Write out the material again word for word, dropping any images it holds.

─── Data extract

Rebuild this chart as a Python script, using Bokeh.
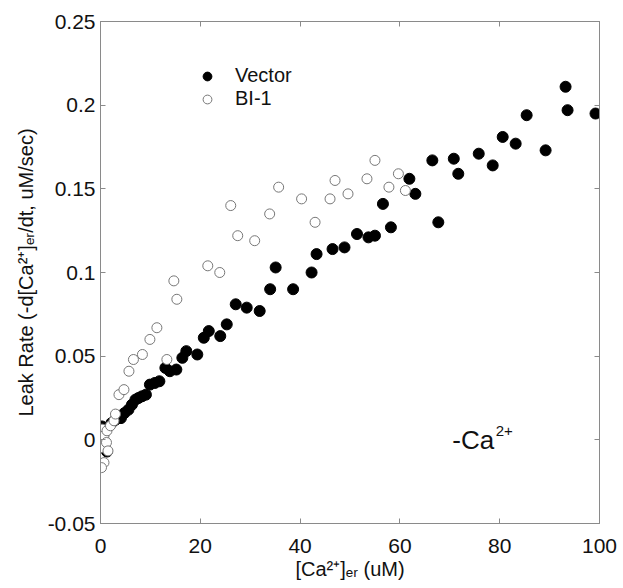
import numpy as np
from bokeh.plotting import figure
from bokeh.models import (ColumnDataSource, FixedTicker, LinearAxis, Legend, LegendItem,
                          Label, CustomJSTickFormatter)
from bokeh.embed import file_html
from bokeh.resources import INLINE

# ---------------- data ----------------
vector_x = [0.3, 1.0, 0.5, 1.3, 2.2, 3.0, 4.1, 4.8, 5.6, 6.3, 7.0, 7.6, 8.3, 9.1,
            9.9, 10.9, 11.8, 13.0, 13.9, 15.2, 16.4, 17.2, 19.4, 20.7, 21.7, 24.0,
            25.3, 27.1, 29.3, 31.9, 34.0, 35.1, 38.6, 42.3, 43.3, 46.5, 48.9, 51.4,
            53.7, 55.0, 56.6, 58.2, 61.9, 63.1, 66.5, 67.7, 70.8, 71.7, 75.8, 78.6,
            80.6, 83.2, 85.4, 89.2, 93.2, 93.6, 99.2]
vector_y = [0.008, 0.006, 0.001, -0.007, 0.010, 0.012, 0.013, 0.016, 0.018, 0.021,
            0.024, 0.025, 0.026, 0.027, 0.033, 0.034, 0.035, 0.043, 0.041, 0.042,
            0.049, 0.053, 0.051, 0.061, 0.065, 0.062, 0.069, 0.081, 0.079, 0.077,
            0.090, 0.103, 0.090, 0.100, 0.111, 0.114, 0.115, 0.123, 0.121, 0.122,
            0.141, 0.127, 0.156, 0.147, 0.167, 0.130, 0.168, 0.159, 0.171, 0.164,
            0.181, 0.177, 0.194, 0.173, 0.211, 0.197, 0.195]

bi1_x = [0.1, 0.3, 0.7, 0.2, 1.2, 1.5, 0.7, 0.2, 1.3, 2.0, 2.7, 3.0, 3.7, 4.7,
         5.7, 6.6, 8.4, 9.9, 11.3, 13.3, 14.7, 15.3, 21.5, 23.9, 26.1, 27.5, 30.9,
         33.9, 35.7, 40.3, 43.0, 46.0, 47.0, 49.6, 53.4, 55.0, 57.8, 59.7, 61.1]
bi1_y = [0.0004, 0.0064, 0.0024, -0.0046, -0.0016, -0.0066, -0.0136, -0.0166,
         0.0054, 0.0084, 0.0114, 0.0154, 0.027, 0.030, 0.041, 0.048, 0.051, 0.060,
         0.067, 0.048, 0.095, 0.084, 0.104, 0.100, 0.140, 0.122, 0.119, 0.135,
         0.151, 0.144, 0.130, 0.144, 0.155, 0.147, 0.156, 0.167, 0.151, 0.159, 0.149]

x_ticks = [0, 20, 40, 60, 80, 100]
x_tick_labels = ["0", "20", "40", "60", "80", "100"]
y_ticks = [-0.05, 0, 0.05, 0.1, 0.15, 0.2, 0.25]
y_tick_labels = ["-0.05", "0", "0.05", "0.1", "0.15", "0.2", "0.25"]

series_names = ["Vector", "BI-1"]
x_label = "[Ca\u00b2\u207a]\u2091\u1d63 (uM)"
y_label = "Leak Rate (-d[Ca\u00b2\u207a]\u2091\u1d63/dt, uM/sec)"

# ---------------- figure ----------------
FONT = "Liberation Sans"
AXIS_GRAY = "#8a8a8a"
TEXT = "#111111"

p = figure(width=623, height=588, x_range=(0, 100), y_range=(-0.05, 0.25),
           output_backend="svg", toolbar_location=None,
           min_border_left=100, min_border_right=24, min_border_top=21,
           min_border_bottom=65)
p.grid.visible = False
p.outline_line_color = AXIS_GRAY
p.background_fill_color = "white"
p.border_fill_color = "white"

src_v = ColumnDataSource(dict(x=vector_x, y=vector_y))
src_b = ColumnDataSource(dict(x=bi1_x, y=bi1_y))

r_v = p.scatter("x", "y", source=src_v, size=11, marker="circle",
                fill_color="black", line_color="black")
r_b = p.scatter("x", "y", source=src_b, size=10, marker="circle",
                fill_color="white", line_color="#777777", line_width=1)

def style_axis(ax, ticks, labels=None, show_labels=True):
    ax.ticker = FixedTicker(ticks=ticks)
    if show_labels and labels is not None:
        ax.major_label_overrides = {t: l for t, l in zip(ticks, labels)}
    ax.axis_line_color = AXIS_GRAY
    ax.major_tick_line_color = AXIS_GRAY
    ax.major_tick_in = 5
    ax.major_tick_out = 0
    ax.minor_tick_line_color = None
    ax.major_label_text_font = FONT
    ax.major_label_text_font_size = "21px"
    ax.major_label_text_color = TEXT
    ax.axis_label_text_font = FONT
    ax.axis_label_text_font_size = "20px"
    ax.axis_label_text_font_style = "normal"
    ax.axis_label_text_color = TEXT

style_axis(p.xaxis[0], x_ticks, x_tick_labels)
style_axis(p.yaxis[0], y_ticks, y_tick_labels)
p.xaxis[0].axis_label = x_label
p.yaxis[0].axis_label = y_label
p.xaxis[0].major_label_standoff = 15
p.yaxis[0].major_label_standoff = 5
p.xaxis[0].axis_label_standoff = 2
p.yaxis[0].axis_label_standoff = 8

# box axes with inward ticks on top and right
for loc, ticks in (("right", y_ticks), ("above", x_ticks)):
    ax = LinearAxis(formatter=CustomJSTickFormatter(code="return ''"))
    style_axis(ax, ticks, show_labels=False)
    ax.major_label_standoff = 0
    ax.major_label_text_font_size = "1px"
    p.add_layout(ax, loc)

legend = Legend(items=[LegendItem(label=series_names[0], renderers=[r_v]),
                       LegendItem(label=series_names[1], renderers=[r_b])],
                location=(96, 413), orientation="vertical")
legend.border_line_color = None
legend.background_fill_alpha = 0
legend.padding = 0
legend.margin = 0
legend.spacing = 0
legend.glyph_width = 22
legend.glyph_height = 22
legend.label_height = 22
legend.label_standoff = 17
legend.label_text_font = FONT
legend.label_text_font_size = "20px"
legend.label_text_color = TEXT
p.add_layout(legend)

p.add_layout(Label(x=70.5, y=0.0, text="-Ca", text_font=FONT, text_font_size="26px",
                   text_baseline="middle", text_color=TEXT))
p.add_layout(Label(x=79.2, y=0.005, text="2+", text_font=FONT, text_font_size="15px",
                   text_baseline="middle", text_color=TEXT))

open("out.html", "w").write(file_html(p, INLINE))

──────

> **Solution to the exercise**
Rebuild this chart as a Python script, using Bokeh.
import numpy as np
from bokeh.plotting import figure
from bokeh.models import (ColumnDataSource, FixedTicker, LinearAxis, Legend, LegendItem,
                          Label, CustomJSTickFormatter)
from bokeh.embed import file_html
from bokeh.resources import INLINE

# ---------------- data ----------------
vector_x = [0.3, 1.0, 0.5, 1.3, 2.2, 3.0, 4.1, 4.8, 5.6, 6.3, 7.0, 7.6, 8.3, 9.1,
            9.9, 10.9, 11.8, 13.0, 13.9, 15.2, 16.4, 17.2, 19.4, 20.7, 21.7, 24.0,
            25.3, 27.1, 29.3, 31.9, 34.0, 35.1, 38.6, 42.3, 43.3, 46.5, 48.9, 51.4,
            53.7, 55.0, 56.6, 58.2, 61.9, 63.1, 66.5, 67.7, 70.8, 71.7, 75.8, 78.6,
            80.6, 83.2, 85.4, 89.2, 93.2, 93.6, 99.2]
vector_y = [0.008, 0.006, 0.001, -0.007, 0.010, 0.012, 0.013, 0.016, 0.018, 0.021,
            0.024, 0.025, 0.026, 0.027, 0.033, 0.034, 0.035, 0.043, 0.041, 0.042,
            0.049, 0.053, 0.051, 0.061, 0.065, 0.062, 0.069, 0.081, 0.079, 0.077,
            0.090, 0.103, 0.090, 0.100, 0.111, 0.114, 0.115, 0.123, 0.121, 0.122,
            0.141, 0.127, 0.156, 0.147, 0.167, 0.130, 0.168, 0.159, 0.171, 0.164,
            0.181, 0.177, 0.194, 0.173, 0.211, 0.197, 0.195]

bi1_x = [0.1, 0.3, 0.7, 0.2, 1.2, 1.5, 0.7, 0.2, 1.3, 2.0, 2.7, 3.0, 3.7, 4.7,
         5.7, 6.6, 8.4, 9.9, 11.3, 13.3, 14.7, 15.3, 21.5, 23.9, 26.1, 27.5, 30.9,
         33.9, 35.7, 40.3, 43.0, 46.0, 47.0, 49.6, 53.4, 55.0, 57.8, 59.7, 61.1]
bi1_y = [0.0004, 0.0064, 0.0024, -0.0046, -0.0016, -0.0066, -0.0136, -0.0166,
         0.0054, 0.0084, 0.0114, 0.0154, 0.027, 0.030, 0.041, 0.048, 0.051, 0.060,
         0.067, 0.048, 0.095, 0.084, 0.104, 0.100, 0.140, 0.122, 0.119, 0.135,
         0.151, 0.144, 0.130, 0.144, 0.155, 0.147, 0.156, 0.167, 0.151, 0.159, 0.149]

x_ticks = [0, 20, 40, 60, 80, 100]
x_tick_labels = ["0", "20", "40", "60", "80", "100"]
y_ticks = [-0.05, 0, 0.05, 0.1, 0.15, 0.2, 0.25]
y_tick_labels = ["-0.05", "0", "0.05", "0.1", "0.15", "0.2", "0.25"]

series_names = ["Vector", "BI-1"]
x_label = "[Ca\u00b2\u207a]\u2091\u1d63 (uM)"
y_label = "Leak Rate (-d[Ca\u00b2\u207a]\u2091\u1d63/dt, uM/sec)"

# ---------------- figure ----------------
FONT = "Liberation Sans"
AXIS_GRAY = "#8a8a8a"
TEXT = "#111111"

p = figure(width=623, height=588, x_range=(0, 100), y_range=(-0.05, 0.25),
           output_backend="svg", toolbar_location=None,
           min_border_left=100, min_border_right=24, min_border_top=21,
           min_border_bottom=65)
p.grid.visible = False
p.outline_line_color = AXIS_GRAY
p.background_fill_color = "white"
p.border_fill_color = "white"

src_v = ColumnDataSource(dict(x=vector_x, y=vector_y))
src_b = ColumnDataSource(dict(x=bi1_x, y=bi1_y))

r_v = p.scatter("x", "y", source=src_v, size=11, marker="circle",
                fill_color="black", line_color="black")
r_b = p.scatter("x", "y", source=src_b, size=10, marker="circle",
                fill_color="white", line_color="#777777", line_width=1)

def style_axis(ax, ticks, labels=None, show_labels=True):
    ax.ticker = FixedTicker(ticks=ticks)
    if show_labels and labels is not None:
        ax.major_label_overrides = {t: l for t, l in zip(ticks, labels)}
    ax.axis_line_color = AXIS_GRAY
    ax.major_tick_line_color = AXIS_GRAY
    ax.major_tick_in = 5
    ax.major_tick_out = 0
    ax.minor_tick_line_color = None
    ax.major_label_text_font = FONT
    ax.major_label_text_font_size = "21px"
    ax.major_label_text_color = TEXT
    ax.axis_label_text_font = FONT
    ax.axis_label_text_font_size = "20px"
    ax.axis_label_text_font_style = "normal"
    ax.axis_label_text_color = TEXT

style_axis(p.xaxis[0], x_ticks, x_tick_labels)
style_axis(p.yaxis[0], y_ticks, y_tick_labels)
p.xaxis[0].axis_label = x_label
p.yaxis[0].axis_label = y_label
p.xaxis[0].major_label_standoff = 15
p.yaxis[0].major_label_standoff = 5
p.xaxis[0].axis_label_standoff = 2
p.yaxis[0].axis_label_standoff = 8

# box axes with inward ticks on top and right
for loc, ticks in (("right", y_ticks), ("above", x_ticks)):
    ax = LinearAxis(formatter=CustomJSTickFormatter(code="return ''"))
    style_axis(ax, ticks, show_labels=False)
    ax.major_label_standoff = 0
    ax.major_label_text_font_size = "1px"
    p.add_layout(ax, loc)

legend = Legend(items=[LegendItem(label=series_names[0], renderers=[r_v]),
                       LegendItem(label=series_names[1], renderers=[r_b])],
                location=(96, 413), orientation="vertical")
legend.border_line_color = None
legend.background_fill_alpha = 0
legend.padding = 0
legend.margin = 0
legend.spacing = 0
legend.glyph_width = 22
legend.glyph_height = 22
legend.label_height = 22
legend.label_standoff = 17
legend.label_text_font = FONT
legend.label_text_font_size = "20px"
legend.label_text_color = TEXT
p.add_layout(legend)

p.add_layout(Label(x=70.5, y=0.0, text="-Ca", text_font=FONT, text_font_size="26px",
                   text_baseline="middle", text_color=TEXT))
p.add_layout(Label(x=79.2, y=0.005, text="2+", text_font=FONT, text_font_size="15px",
                   text_baseline="middle", text_color=TEXT))

open("out.html", "w").write(file_html(p, INLINE))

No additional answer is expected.